Paper NM-WeE8
Towards Producing Bulk Monolithic Core/Shell Nanocomposites

Wednesday, December 14, 2016, 8:00 pm, Room Hau

With designed bulk nanostructured solids, one could potentially combine properties that are mutually exclusive in a single bulk material, and, as a result, dramatically improve the desired performance. However, a major research challenge and roadblock is how to produce 3D nanostructured materials consistently with the required phases arranged in designated spatial order that are at the same time fully dense without porosity and detrimental phases. Known state-of-the-art techniques for producing bulk nanostructures cannot simultaneously meet all these requirements. As a result, the inherent properties of such bulk monolithic nanostructured materials are greatly unknown and unexplored.

We developed an Enhanced High Pressure Sintering (EHPS) process to consolidate oxide, metal, and semiconductor nanoparticles into 3-dimensional monolithic nanostructured materials. EHPS incorporates stringent environmental control and utilizes high pressures to break agglomerates while simultaneously exploiting the increased pristine surface potential of nanoparticles for surface-energy-driven densification without microstructural changes. Using this approach, monolithic nanocrystalline transparent ceramics with grain size bellow 30 nm are demonstrated. Such ceramics exhibit a 30% increase in hardness over a corresponding order of magnitude reduction in grain size and suggest that Hall-Petch type (strengthening via grain size reduction) relations exist in ceramics at least down to 30nm [1].

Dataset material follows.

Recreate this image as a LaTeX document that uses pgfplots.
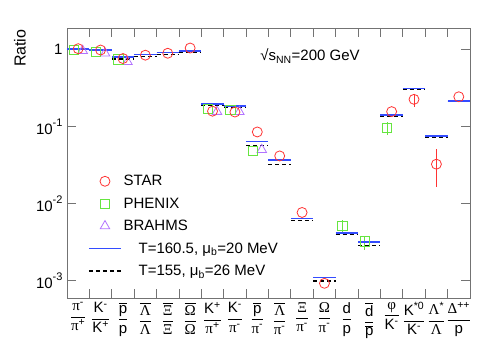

Core/shell nanoparticles offer fundamentally new means for nanostructured solids design and tailoring basic properties of these artificial materials. To provide flexibility in core/shell nanoparticles design, a particle atomic layer deposition (pALD) reactor was incorporated in the EHPS facility. The new setup allows to controlling environment during all stages of the nanoparticles processing, atomic layer deposition and sintering. Spinel/alumina core/shell nanoparticles were the first material system tested for producing the first core/shell ceramic nanocomposite. Alumina shell was grown on spinel nanoparticles, and then core/shell nanoparticles sintered under pressure without exposing to atmospheric air. The developed nanocomposite ceramics demonstrated better hardness and fracture toughness than pure nanocrystalline spinel.